[Source code of charts]
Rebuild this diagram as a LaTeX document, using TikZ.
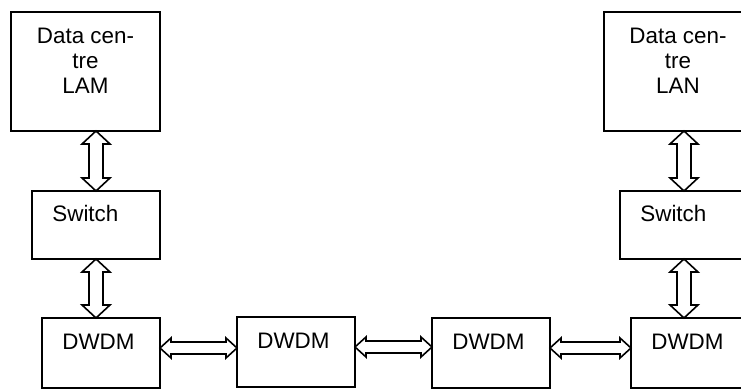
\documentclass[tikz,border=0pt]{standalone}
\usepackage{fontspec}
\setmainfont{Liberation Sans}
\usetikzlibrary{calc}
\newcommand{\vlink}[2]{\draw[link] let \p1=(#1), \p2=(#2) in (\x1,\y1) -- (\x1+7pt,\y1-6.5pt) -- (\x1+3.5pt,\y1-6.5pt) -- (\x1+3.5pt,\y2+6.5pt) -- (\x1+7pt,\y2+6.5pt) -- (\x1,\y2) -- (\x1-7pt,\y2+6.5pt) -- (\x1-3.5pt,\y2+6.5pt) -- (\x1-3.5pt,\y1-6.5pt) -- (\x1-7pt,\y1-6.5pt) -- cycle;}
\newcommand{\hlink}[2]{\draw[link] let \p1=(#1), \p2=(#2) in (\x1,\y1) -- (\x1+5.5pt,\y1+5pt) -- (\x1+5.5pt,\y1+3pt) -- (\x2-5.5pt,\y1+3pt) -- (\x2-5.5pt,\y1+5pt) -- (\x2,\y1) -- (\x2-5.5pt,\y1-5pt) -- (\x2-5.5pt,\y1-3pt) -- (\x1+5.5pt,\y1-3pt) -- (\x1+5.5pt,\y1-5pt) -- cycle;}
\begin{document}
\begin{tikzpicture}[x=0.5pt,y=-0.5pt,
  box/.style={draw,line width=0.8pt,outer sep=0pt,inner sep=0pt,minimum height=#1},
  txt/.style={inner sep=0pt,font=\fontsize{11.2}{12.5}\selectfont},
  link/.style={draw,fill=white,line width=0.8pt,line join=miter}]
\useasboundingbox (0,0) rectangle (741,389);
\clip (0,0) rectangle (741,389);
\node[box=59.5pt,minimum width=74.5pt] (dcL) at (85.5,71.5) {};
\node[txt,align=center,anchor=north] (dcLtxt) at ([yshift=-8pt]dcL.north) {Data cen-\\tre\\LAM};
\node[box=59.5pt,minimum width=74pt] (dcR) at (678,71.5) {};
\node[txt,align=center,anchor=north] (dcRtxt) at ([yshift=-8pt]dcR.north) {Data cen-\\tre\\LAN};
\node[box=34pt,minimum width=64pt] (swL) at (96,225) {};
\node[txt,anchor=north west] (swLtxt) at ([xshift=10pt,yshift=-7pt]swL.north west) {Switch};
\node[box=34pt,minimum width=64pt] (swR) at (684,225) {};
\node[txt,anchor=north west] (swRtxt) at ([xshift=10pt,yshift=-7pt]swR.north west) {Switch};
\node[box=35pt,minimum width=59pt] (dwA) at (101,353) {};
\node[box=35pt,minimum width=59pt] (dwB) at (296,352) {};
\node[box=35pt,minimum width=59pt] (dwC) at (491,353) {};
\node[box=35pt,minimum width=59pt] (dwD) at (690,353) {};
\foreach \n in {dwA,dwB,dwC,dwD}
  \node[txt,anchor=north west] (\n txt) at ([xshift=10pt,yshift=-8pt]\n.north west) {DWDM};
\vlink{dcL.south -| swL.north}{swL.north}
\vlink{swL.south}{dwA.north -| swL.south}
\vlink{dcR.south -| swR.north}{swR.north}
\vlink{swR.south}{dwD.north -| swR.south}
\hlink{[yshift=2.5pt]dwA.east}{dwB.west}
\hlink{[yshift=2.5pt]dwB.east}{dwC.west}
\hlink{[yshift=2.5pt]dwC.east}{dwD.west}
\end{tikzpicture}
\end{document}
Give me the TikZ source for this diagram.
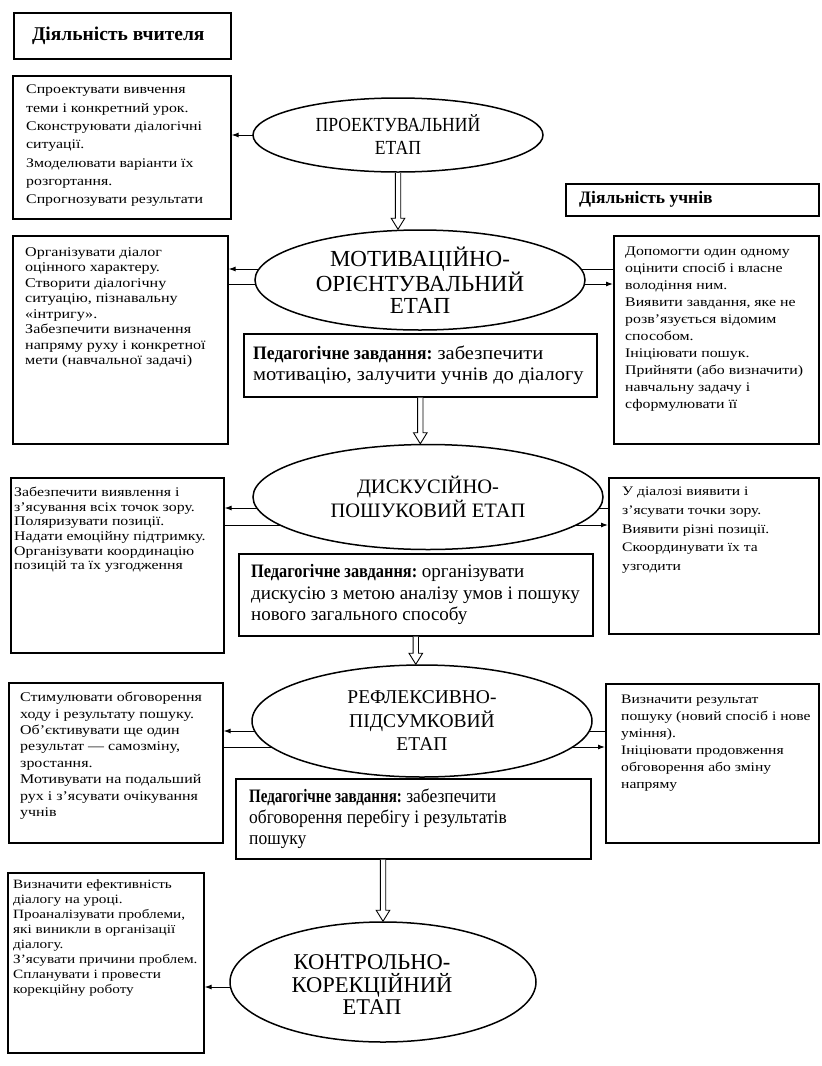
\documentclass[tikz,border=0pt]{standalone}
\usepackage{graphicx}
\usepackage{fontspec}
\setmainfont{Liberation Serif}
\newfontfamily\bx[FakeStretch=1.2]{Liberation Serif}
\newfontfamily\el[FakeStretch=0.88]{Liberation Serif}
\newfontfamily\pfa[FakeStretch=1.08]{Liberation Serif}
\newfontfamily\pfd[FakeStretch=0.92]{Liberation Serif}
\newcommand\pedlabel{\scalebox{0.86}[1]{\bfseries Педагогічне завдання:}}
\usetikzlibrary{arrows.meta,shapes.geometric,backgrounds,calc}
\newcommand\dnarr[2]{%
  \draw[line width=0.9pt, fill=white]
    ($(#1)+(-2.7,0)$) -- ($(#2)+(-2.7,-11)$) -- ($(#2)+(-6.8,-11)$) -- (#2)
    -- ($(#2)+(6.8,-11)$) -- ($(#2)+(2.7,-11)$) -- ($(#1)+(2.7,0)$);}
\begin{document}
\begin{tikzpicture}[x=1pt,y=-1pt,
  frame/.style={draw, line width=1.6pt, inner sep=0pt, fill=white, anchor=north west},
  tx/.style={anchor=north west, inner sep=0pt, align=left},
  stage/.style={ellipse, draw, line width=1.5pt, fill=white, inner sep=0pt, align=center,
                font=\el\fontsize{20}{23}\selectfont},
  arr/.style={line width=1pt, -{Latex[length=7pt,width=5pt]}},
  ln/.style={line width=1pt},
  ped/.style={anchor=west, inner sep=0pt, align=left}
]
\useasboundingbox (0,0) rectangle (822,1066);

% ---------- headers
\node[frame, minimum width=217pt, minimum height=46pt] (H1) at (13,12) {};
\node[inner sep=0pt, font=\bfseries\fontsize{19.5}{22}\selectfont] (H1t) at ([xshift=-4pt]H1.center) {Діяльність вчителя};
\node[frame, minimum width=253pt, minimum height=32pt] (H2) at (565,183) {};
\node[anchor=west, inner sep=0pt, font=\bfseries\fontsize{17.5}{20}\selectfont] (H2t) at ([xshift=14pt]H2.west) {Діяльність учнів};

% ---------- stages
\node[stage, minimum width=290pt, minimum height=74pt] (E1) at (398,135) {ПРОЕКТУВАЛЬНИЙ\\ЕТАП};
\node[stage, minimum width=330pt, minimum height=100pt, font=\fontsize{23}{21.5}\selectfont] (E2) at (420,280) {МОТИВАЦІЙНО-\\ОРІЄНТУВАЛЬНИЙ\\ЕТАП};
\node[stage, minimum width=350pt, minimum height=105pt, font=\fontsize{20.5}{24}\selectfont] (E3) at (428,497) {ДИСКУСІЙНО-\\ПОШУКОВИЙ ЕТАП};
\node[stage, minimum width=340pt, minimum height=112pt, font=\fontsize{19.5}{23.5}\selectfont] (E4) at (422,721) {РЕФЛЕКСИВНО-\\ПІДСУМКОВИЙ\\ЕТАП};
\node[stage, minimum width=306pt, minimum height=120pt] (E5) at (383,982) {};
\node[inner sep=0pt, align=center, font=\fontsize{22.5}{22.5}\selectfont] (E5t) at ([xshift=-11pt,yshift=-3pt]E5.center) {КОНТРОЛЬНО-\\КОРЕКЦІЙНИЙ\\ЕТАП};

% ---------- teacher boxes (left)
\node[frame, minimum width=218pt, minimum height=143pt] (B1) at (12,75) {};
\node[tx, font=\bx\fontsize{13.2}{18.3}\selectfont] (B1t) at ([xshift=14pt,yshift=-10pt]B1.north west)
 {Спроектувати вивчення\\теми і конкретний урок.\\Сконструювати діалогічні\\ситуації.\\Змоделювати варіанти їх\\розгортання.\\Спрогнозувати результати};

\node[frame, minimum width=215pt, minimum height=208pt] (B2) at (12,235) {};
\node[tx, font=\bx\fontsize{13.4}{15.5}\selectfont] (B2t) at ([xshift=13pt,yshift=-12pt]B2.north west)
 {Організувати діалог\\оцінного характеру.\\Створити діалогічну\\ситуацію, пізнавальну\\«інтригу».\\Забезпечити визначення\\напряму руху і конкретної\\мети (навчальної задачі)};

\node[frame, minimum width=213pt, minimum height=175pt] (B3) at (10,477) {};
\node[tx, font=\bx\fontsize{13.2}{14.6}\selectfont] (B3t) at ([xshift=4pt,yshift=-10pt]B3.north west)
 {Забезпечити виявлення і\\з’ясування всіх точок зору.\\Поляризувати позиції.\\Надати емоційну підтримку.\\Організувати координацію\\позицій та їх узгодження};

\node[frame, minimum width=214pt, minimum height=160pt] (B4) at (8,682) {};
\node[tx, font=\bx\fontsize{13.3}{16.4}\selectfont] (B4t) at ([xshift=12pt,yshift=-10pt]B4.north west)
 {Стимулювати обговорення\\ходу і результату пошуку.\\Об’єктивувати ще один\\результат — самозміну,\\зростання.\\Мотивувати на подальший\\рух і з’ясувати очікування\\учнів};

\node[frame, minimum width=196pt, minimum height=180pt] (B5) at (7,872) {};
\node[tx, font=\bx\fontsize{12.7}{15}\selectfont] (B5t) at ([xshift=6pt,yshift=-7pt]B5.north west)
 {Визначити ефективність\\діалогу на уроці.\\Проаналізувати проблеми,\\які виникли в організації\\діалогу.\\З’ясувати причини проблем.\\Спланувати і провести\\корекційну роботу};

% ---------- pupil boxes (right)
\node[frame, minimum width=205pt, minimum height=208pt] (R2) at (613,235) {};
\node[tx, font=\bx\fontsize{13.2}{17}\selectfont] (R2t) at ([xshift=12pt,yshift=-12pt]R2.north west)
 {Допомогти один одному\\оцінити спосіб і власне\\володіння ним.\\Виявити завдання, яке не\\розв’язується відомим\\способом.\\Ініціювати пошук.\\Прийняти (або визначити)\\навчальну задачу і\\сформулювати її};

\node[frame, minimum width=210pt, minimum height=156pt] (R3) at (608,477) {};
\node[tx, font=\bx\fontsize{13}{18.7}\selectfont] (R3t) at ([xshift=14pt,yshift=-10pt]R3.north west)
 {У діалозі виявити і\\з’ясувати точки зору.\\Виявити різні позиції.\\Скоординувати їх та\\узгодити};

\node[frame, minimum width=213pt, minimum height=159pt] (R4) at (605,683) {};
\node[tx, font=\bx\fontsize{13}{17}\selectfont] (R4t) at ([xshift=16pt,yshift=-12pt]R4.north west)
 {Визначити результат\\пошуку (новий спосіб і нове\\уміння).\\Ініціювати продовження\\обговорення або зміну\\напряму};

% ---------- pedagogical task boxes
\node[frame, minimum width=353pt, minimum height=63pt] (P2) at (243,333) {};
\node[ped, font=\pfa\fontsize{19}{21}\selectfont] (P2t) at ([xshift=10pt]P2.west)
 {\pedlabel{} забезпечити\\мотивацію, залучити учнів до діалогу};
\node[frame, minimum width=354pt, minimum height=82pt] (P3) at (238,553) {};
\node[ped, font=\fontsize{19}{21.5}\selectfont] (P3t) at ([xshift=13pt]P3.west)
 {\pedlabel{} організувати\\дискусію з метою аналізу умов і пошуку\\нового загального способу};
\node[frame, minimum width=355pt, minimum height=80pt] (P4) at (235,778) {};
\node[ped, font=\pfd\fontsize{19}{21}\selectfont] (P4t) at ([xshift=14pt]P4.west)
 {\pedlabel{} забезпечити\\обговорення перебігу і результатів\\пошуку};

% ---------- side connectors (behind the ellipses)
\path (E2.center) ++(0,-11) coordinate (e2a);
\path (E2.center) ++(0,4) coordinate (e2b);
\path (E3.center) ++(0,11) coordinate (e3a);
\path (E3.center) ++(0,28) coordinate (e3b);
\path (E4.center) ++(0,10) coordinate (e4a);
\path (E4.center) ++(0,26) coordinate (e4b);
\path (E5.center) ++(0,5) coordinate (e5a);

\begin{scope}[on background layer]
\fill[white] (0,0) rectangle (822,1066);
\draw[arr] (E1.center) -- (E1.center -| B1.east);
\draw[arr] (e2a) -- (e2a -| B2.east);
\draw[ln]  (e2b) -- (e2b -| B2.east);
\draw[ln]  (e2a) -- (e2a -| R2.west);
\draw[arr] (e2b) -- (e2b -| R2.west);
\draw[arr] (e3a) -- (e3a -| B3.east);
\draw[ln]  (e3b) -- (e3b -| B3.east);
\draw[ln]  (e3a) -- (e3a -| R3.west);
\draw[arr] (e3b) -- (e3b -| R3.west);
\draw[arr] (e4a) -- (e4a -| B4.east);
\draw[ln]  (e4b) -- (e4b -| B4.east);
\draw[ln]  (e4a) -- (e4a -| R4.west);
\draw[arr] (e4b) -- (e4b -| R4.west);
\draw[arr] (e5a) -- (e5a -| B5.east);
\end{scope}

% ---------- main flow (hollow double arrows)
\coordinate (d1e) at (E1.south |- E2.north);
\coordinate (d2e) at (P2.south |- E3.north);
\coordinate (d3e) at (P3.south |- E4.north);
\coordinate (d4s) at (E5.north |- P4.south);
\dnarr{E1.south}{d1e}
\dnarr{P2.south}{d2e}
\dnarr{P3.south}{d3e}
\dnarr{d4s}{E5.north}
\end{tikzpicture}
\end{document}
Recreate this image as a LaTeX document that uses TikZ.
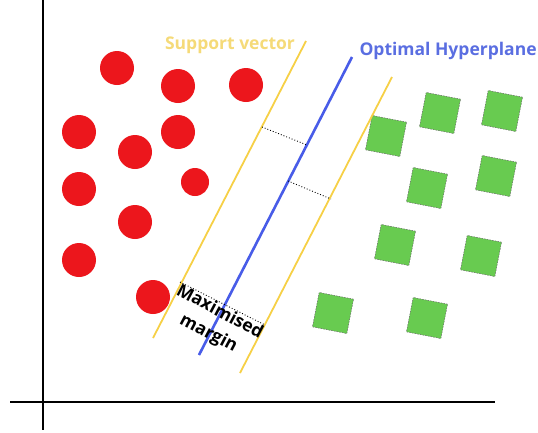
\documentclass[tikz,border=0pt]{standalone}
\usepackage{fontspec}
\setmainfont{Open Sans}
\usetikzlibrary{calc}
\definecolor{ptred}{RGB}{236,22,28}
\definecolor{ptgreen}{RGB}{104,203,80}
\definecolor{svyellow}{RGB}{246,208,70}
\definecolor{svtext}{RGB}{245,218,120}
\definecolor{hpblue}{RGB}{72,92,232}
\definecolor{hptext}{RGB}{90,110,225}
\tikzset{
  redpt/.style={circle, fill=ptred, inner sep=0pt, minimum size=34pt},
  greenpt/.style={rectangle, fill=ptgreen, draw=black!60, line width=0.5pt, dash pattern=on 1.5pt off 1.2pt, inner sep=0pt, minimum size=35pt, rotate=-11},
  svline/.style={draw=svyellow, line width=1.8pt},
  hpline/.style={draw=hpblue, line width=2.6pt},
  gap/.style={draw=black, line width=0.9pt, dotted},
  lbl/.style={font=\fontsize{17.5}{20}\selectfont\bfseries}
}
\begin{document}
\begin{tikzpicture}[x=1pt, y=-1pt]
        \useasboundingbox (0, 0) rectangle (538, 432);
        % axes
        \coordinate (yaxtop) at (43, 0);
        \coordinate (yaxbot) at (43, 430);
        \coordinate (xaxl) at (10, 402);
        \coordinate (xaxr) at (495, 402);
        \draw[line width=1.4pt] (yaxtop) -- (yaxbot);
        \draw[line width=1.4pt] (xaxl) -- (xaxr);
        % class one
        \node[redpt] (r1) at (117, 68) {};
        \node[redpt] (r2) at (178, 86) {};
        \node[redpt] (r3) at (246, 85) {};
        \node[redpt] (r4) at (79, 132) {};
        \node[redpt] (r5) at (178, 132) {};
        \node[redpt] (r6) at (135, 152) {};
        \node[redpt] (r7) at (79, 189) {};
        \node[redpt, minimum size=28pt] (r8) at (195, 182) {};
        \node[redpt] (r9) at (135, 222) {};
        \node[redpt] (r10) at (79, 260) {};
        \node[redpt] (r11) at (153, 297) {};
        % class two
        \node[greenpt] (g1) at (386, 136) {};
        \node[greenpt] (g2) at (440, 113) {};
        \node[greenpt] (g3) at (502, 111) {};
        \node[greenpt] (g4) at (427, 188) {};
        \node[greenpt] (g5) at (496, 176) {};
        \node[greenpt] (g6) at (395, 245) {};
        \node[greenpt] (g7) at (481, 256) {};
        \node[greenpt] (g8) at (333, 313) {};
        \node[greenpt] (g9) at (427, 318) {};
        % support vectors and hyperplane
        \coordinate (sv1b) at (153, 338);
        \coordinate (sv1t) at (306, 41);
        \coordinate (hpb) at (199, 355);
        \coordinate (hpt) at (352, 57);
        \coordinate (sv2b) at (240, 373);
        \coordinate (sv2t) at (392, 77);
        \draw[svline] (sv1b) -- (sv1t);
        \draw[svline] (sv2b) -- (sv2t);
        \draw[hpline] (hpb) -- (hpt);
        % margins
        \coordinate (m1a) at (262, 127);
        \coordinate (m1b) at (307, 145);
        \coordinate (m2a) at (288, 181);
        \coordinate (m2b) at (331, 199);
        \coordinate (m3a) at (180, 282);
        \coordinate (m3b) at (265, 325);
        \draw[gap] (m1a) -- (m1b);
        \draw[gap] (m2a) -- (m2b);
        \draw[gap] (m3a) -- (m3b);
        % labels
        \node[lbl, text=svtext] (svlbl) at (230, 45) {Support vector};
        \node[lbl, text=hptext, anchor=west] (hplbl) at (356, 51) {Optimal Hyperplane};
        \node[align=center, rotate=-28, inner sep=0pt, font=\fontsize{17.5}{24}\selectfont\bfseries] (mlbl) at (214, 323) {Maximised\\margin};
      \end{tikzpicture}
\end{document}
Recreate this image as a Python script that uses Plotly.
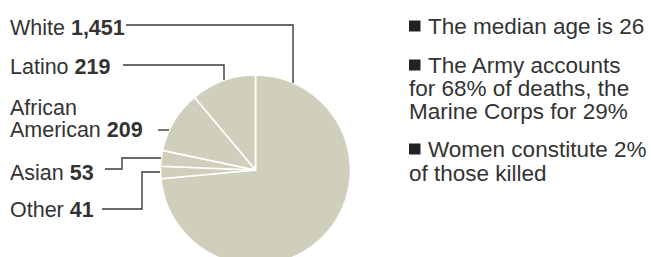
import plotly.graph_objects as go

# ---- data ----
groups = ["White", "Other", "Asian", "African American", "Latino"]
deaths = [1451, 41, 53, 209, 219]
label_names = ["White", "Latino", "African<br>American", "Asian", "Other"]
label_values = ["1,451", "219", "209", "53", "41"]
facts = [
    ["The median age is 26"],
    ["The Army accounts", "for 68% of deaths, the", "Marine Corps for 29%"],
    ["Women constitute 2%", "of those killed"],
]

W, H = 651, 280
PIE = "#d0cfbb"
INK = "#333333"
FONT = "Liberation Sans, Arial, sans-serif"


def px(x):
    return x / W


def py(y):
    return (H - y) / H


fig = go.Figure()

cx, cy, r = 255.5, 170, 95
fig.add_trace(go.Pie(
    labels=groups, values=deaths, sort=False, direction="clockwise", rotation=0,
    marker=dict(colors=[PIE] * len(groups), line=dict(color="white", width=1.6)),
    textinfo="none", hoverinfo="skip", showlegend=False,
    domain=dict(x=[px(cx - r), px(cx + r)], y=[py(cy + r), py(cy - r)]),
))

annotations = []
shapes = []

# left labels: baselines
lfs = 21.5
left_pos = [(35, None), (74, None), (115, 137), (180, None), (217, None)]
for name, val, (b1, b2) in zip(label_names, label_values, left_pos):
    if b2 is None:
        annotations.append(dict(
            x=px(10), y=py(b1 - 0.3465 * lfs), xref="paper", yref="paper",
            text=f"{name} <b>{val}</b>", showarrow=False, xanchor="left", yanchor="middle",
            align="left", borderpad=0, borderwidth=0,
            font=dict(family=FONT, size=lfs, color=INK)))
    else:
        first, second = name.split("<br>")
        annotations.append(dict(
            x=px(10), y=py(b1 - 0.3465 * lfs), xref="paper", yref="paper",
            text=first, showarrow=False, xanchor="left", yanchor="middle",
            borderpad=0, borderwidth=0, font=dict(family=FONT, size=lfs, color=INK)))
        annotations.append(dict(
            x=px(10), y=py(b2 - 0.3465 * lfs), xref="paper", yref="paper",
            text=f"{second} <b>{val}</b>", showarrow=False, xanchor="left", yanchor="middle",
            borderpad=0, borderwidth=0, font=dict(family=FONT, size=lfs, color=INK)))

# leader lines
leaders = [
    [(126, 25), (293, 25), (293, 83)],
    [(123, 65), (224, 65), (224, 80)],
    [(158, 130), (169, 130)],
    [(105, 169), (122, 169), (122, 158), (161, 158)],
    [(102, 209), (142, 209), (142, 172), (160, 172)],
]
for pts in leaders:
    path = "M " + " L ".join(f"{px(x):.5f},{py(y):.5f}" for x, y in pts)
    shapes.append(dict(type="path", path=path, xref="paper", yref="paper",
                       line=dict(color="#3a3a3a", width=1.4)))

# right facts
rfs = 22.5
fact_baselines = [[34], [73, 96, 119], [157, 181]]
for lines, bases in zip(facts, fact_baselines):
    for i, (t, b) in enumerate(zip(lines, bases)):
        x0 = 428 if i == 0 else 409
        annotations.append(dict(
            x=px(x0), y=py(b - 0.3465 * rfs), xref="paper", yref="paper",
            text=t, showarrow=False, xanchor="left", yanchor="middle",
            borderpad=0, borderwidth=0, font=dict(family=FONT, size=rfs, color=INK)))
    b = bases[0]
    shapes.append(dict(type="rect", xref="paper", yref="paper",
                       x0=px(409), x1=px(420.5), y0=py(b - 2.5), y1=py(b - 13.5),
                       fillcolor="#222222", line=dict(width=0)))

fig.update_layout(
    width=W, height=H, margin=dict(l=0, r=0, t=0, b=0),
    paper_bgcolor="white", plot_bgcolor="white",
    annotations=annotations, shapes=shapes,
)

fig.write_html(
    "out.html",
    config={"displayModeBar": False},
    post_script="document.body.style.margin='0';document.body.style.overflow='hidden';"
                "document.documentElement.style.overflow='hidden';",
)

* [BRIEF] Transcribe, exactly as written, the lines starting at the one with "Recreate this image as a Python" and ending at the one with "import plotly.graph_objects as go", and nothing more. Pictures are not part of the copy.

* [RESPONSE TO THIS EXERCISE]
Recreate this image as a Python script that uses Plotly.
import plotly.graph_objects as go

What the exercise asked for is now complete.